Armando Vara lembra que não houve sorteio na fase inicial do processo, em 2014, tendo este sido distribuído diretamente a Carlos Alexandre, que partilhava o “ticão”, nessa altura, com o juiz João Filipe Bártolo. A defesa de Vara apresenta os mapas de distribuição dos processos onde está registado que, no dia da distribuição da Operação Marquês, não houve sorteio. Ou seja, esta terá sido feita de forma manual. O mesmo aconteceu, registam, com outro caso de grande impacto mediático, que foi o caso dos “Vistos Gold”.

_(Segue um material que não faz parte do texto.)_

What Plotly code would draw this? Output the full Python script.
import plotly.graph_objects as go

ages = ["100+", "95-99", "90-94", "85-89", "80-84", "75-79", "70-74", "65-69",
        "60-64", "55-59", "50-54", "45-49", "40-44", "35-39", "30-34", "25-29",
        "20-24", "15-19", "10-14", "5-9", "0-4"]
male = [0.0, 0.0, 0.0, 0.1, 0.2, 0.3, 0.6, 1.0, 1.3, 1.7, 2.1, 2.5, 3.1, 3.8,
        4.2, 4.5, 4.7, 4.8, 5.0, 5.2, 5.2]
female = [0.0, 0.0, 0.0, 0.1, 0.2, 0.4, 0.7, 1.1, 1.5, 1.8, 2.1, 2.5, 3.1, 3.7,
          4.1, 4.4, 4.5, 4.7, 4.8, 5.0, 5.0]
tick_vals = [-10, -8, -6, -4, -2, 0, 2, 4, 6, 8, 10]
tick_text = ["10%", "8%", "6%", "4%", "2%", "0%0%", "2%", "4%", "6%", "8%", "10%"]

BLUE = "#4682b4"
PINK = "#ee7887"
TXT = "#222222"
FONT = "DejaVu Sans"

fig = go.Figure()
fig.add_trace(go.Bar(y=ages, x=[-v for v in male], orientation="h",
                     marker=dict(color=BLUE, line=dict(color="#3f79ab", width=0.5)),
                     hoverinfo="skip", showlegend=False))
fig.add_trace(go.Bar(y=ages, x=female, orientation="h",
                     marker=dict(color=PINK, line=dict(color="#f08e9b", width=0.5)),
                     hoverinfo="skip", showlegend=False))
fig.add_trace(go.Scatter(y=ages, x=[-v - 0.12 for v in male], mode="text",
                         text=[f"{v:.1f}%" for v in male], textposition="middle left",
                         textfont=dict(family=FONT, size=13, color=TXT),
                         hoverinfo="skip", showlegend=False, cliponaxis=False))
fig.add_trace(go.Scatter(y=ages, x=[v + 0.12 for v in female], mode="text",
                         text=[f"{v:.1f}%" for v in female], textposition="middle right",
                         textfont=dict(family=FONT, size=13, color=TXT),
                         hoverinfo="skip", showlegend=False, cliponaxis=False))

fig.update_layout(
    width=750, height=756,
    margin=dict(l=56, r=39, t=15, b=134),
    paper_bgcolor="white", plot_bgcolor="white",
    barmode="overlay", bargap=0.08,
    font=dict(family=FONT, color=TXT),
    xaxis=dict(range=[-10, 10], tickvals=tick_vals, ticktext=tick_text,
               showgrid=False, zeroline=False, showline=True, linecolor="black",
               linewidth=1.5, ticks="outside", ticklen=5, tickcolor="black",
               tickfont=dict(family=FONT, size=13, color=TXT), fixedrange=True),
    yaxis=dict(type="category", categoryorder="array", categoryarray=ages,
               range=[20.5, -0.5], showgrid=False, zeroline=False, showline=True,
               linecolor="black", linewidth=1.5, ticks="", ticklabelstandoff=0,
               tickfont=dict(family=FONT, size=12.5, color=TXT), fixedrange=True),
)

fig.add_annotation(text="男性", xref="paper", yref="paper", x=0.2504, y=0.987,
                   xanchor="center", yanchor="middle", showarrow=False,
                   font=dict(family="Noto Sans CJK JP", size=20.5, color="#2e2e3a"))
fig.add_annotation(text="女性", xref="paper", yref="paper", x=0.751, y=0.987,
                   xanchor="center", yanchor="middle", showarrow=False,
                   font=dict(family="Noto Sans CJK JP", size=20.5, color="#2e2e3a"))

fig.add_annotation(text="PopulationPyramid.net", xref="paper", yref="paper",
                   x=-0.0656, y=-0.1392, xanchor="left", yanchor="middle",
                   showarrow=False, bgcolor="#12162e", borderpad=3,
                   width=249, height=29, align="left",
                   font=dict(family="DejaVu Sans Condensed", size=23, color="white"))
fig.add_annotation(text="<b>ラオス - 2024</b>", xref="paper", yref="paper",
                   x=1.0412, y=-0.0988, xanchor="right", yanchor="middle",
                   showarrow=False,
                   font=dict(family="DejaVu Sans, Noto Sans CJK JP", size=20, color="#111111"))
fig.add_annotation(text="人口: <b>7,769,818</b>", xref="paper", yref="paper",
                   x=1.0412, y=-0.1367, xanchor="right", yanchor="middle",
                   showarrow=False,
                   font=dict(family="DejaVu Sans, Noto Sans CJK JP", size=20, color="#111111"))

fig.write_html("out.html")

Por outro lado, alega ainda, ao contrário do que diz a lei, que nenhum juiz presidiu à distribuição, deixando em causa, na opinião da defesa, a imparcialidade da escolha. A entrega a Carlos Alexandre da Operação Marquês foi, no entender de Vara, “ilegal, manipulada e violadora dos princípios do processo penal”.

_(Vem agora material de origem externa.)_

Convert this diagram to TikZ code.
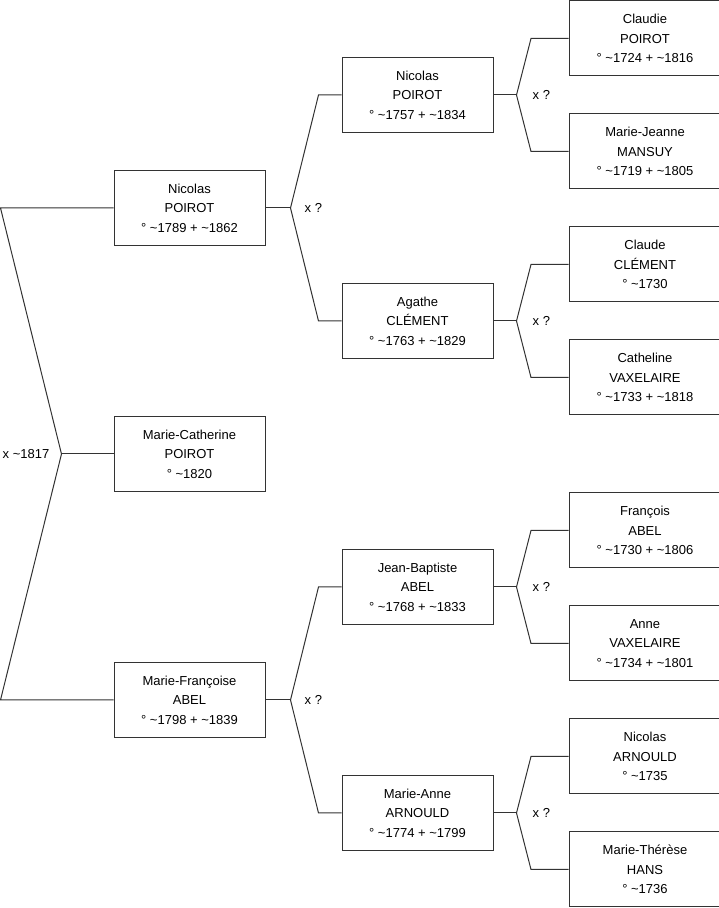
\documentclass[tikz,border=0pt]{standalone}
\usepackage{fontspec}
\setmainfont{Liberation Sans}
\usetikzlibrary{positioning,calc}

\begin{document}
\begin{tikzpicture}[
    node distance=170pt,
    box/.style={draw=black!80, line width=1pt, align=center, minimum width=151pt, minimum height=75pt, inner sep=0pt, font=\fontsize{13}{19.5}\selectfont},
    tbox/.style={box, minimum width=152pt},
    link/.style={draw=black!80, line width=1pt},
    tag/.style={inner sep=0pt, font=\fontsize{13}{15}\selectfont}
  ]
    \useasboundingbox (0,0) rectangle (719pt,908pt);

    \node[box] (kid) at (189.5pt,454pt) {Marie-Catherine\\POIROT\\° \textasciitilde1820};
    \node[box, above=of kid] (fa) {Nicolas\\POIROT\\° \textasciitilde1789 + \textasciitilde1862};
    \node[box, below=of kid] (mo) {Marie-Françoise\\ABEL\\° \textasciitilde1798 + \textasciitilde1839};

    \node[box, right=76pt of fa, yshift=113pt] (ff) {Nicolas\\POIROT\\° \textasciitilde1757 + \textasciitilde1834};
    \node[box, right=76pt of fa, yshift=-113pt] (fm) {Agathe\\CLÉMENT\\° \textasciitilde1763 + \textasciitilde1829};
    \node[box, right=76pt of mo, yshift=113pt] (mf) {Jean-Baptiste\\ABEL\\° \textasciitilde1768 + \textasciitilde1833};
    \node[box, right=76pt of mo, yshift=-113pt] (mm) {Marie-Anne\\ARNOULD\\° \textasciitilde1774 + \textasciitilde1799};

    \node[tbox, right=75pt of ff, yshift=56.5pt] (fff) {Claudie\\POIROT\\° \textasciitilde1724 + \textasciitilde1816};
    \node[tbox, right=75pt of ff, yshift=-56.5pt] (ffm) {Marie-Jeanne\\MANSUY\\° \textasciitilde1719 + \textasciitilde1805};
    \node[tbox, right=75pt of fm, yshift=56.5pt] (fmf) {Claude\\CLÉMENT\\° \textasciitilde1730};
    \node[tbox, right=75pt of fm, yshift=-56.5pt] (fmm) {Catheline\\VAXELAIRE\\° \textasciitilde1733 + \textasciitilde1818};
    \node[tbox, right=75pt of mf, yshift=56.5pt] (mff) {François\\ABEL\\° \textasciitilde1730 + \textasciitilde1806};
    \node[tbox, right=75pt of mf, yshift=-56.5pt] (mfm) {Anne\\VAXELAIRE\\° \textasciitilde1734 + \textasciitilde1801};
    \node[tbox, right=75pt of mm, yshift=56.5pt] (mmf) {Nicolas\\ARNOULD\\° \textasciitilde1735};
    \node[tbox, right=75pt of mm, yshift=-56.5pt] (mmm) {Marie-Thérèse\\HANS\\° \textasciitilde1736};

    \coordinate (k0) at ([xshift=-52pt]kid.west);
    \coordinate (fa0) at ([xshift=25pt]fa.east);
    \coordinate (mo0) at ([xshift=25pt]mo.east);
    \coordinate (ff0) at ([xshift=23pt]ff.east);
    \coordinate (fm0) at ([xshift=23pt]fm.east);
    \coordinate (mf0) at ([xshift=23pt]mf.east);
    \coordinate (mm0) at ([xshift=23pt]mm.east);

    \draw[link] (fa.west) -- ++(-113pt,0) -- (k0) -- ([xshift=-113pt]mo.west) -- (mo.west);
    \draw[link] (kid.west) -- (k0);
    \node[tag, left=12pt of k0] (k0t) {x \textasciitilde1817};

    \draw[link] (ff.west) -- ++(-23pt,0) -- (fa0) -- ([xshift=-23pt]fm.west) -- (fm.west);
    \draw[link] (fa.east) -- (fa0);
    \node[tag, right=14pt of fa0] (fa0t) {x ?};

    \draw[link] (mf.west) -- ++(-23pt,0) -- (mo0) -- ([xshift=-23pt]mm.west) -- (mm.west);
    \draw[link] (mo.east) -- (mo0);
    \node[tag, right=14pt of mo0] (mo0t) {x ?};

    \draw[link] (fff.west) -- ++(-37.5pt,0) -- (ff0) -- ([xshift=-37.5pt]ffm.west) -- (ffm.west);
    \draw[link] (ff.east) -- (ff0);
    \node[tag, right=16pt of ff0] (ff0t) {x ?};

    \draw[link] (fmf.west) -- ++(-37.5pt,0) -- (fm0) -- ([xshift=-37.5pt]fmm.west) -- (fmm.west);
    \draw[link] (fm.east) -- (fm0);
    \node[tag, right=16pt of fm0] (fm0t) {x ?};

    \draw[link] (mff.west) -- ++(-37.5pt,0) -- (mf0) -- ([xshift=-37.5pt]mfm.west) -- (mfm.west);
    \draw[link] (mf.east) -- (mf0);
    \node[tag, right=16pt of mf0] (mf0t) {x ?};

    \draw[link] (mmf.west) -- ++(-37.5pt,0) -- (mm0) -- ([xshift=-37.5pt]mmm.west) -- (mmm.west);
    \draw[link] (mm.east) -- (mm0);
    \node[tag, right=16pt of mm0] (mm0t) {x ?};
\end{tikzpicture}
\end{document}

José Sócrates não aceita sequer que exista um sorteio que dá ao “super juiz” 50% de hipóteses de presidir à instrução. O Correio da Manhã indicava que o ex-primeiro-ministro quer que seja Ivo Rosa a decidir. Caso calhe Carlos Alexandre, o jornal dá conta de que José Sócrates irá avançar com um incidente de recusa.
Já em fevereiro, os advogados do antigo governante tinham tinham pedido um incidente de escusa, mas o pedido foi indeferido pela juíza desembargadora Margarida Vieira de Almeida. Apesar de várias tentativas, não foi possível contactar o advogado de Sócrates, Pedro DeLille, que, na altura, disse: “Parece-me objetivo que o juiz Carlos Alexandre assumiu um mediatismo tão grande ao lado do titular do processo que não pode ser juiz de instrução.”

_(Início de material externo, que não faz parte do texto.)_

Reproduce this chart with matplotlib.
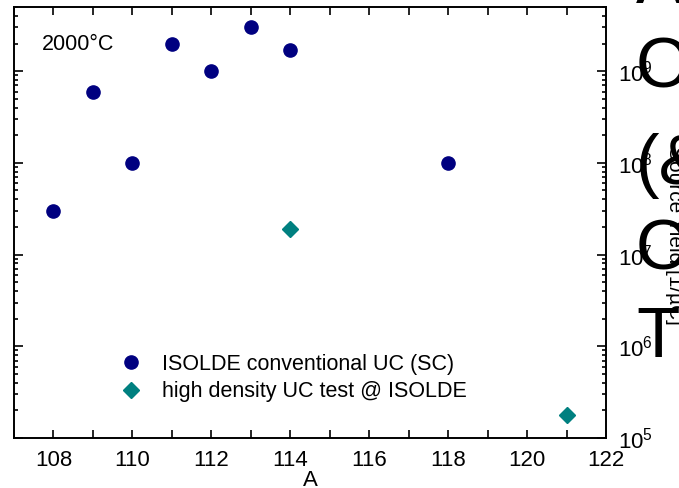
import numpy as np
import matplotlib
matplotlib.use("Agg")
import matplotlib.pyplot as plt
from matplotlib.ticker import LogLocator, MultipleLocator, NullFormatter

plt.rcParams['font.family'] = ['Liberation Sans', 'DejaVu Sans']
plt.rcParams['mathtext.fontset'] = 'custom'
plt.rcParams['mathtext.rm'] = 'Liberation Sans'
plt.rcParams['mathtext.it'] = 'Liberation Sans:italic'

# data
A_sc = [108, 109, 110, 111, 112, 113, 114, 118]
yield_sc = [3e7, 6e8, 1e8, 2e9, 1e9, 3e9, 1.7e9, 1e8]
A_hd = [114, 121]
yield_hd = [1.9e7, 1.8e5]

label_sc = "ISOLDE conventional UC (SC)"
label_hd = "high density UC test @ ISOLDE"

fig = plt.figure(figsize=(6.79, 4.88), dpi=100)
ax = fig.add_axes([14/679, 50/488, 592/679, 431/488])

ax.plot(A_sc, yield_sc, 'o', color='#000080', ms=9.5, label=label_sc)
ax.plot(A_hd, yield_hd, 'D', color='#008080', ms=8.5, label=label_hd)

ax.set_yscale('log')
ax.set_xlim(107, 122)
ax.set_ylim(1e5, 10**9.7)

ax.xaxis.set_major_locator(MultipleLocator(2))
ax.xaxis.set_minor_locator(MultipleLocator(1))
ax.yaxis.set_major_locator(LogLocator(base=10, numticks=10))
ax.yaxis.set_minor_locator(LogLocator(base=10, subs=np.arange(2, 10), numticks=10))
ax.yaxis.set_minor_formatter(NullFormatter())

ax.tick_params(which='both', direction='in', top=True, right=True,
               labelleft=False, labelright=True, width=1.2, labelsize=16, pad=9)
ax.tick_params(axis='x', which='both', length=6)
ax.tick_params(axis='y', which='major', length=6.5)
ax.tick_params(axis='y', which='minor', length=3)
for s in ax.spines.values():
    s.set_linewidth(1.4)

ax.set_xlabel("A", fontsize=16, labelpad=-1)
ax.text(0.047, 0.912, "2000°C", transform=ax.transAxes, fontsize=15.5, va='center')

ax.legend(loc='upper left', bbox_to_anchor=(0.170, 0.195), frameon=False,
          fontsize=15.5, handlelength=1.5, handletextpad=0.68, labelspacing=0.3,
          borderaxespad=0, borderpad=0, numpoints=1)

# leftovers of a label drawn over the right edge
big = ["A", "O", "(&", "O", "T"]
big_y = [-15, 69, 166, 252, 339]
for s, yy in zip(big, big_y):
    fig.text(636/679, 1 - yy/488, s, fontsize=51, va='center', ha='left')
fig.text(665/679, 1 - 235/488, "Source Yield [1/µC]", fontsize=15,
         rotation=270, va='center', ha='left')

fig.savefig("out.png", dpi=100)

Há 28 arguidos na Operação Marquês, acusados de um total de 174 crimes. Carlos Santos Silva lidera com 33 (17 de branqueamento de capitais, 4 de fraude fiscal, 10 de falsificação de documento e dois de corrupção de político). Segue-se José Sócrates, com 31 (3 de corrupção passiva, 3 de fraude fiscal, 9 de falsificação de documentos e 16 de branqueamento de capitais). Armando Vara está acusado de um crime de corrupção passiva, dois de branqueamento de capitais e outros dois de fraude fiscal.
Ainda não é conhecida a data do sorteio da próxima semana, mas os advogados vão requerer estar presentes.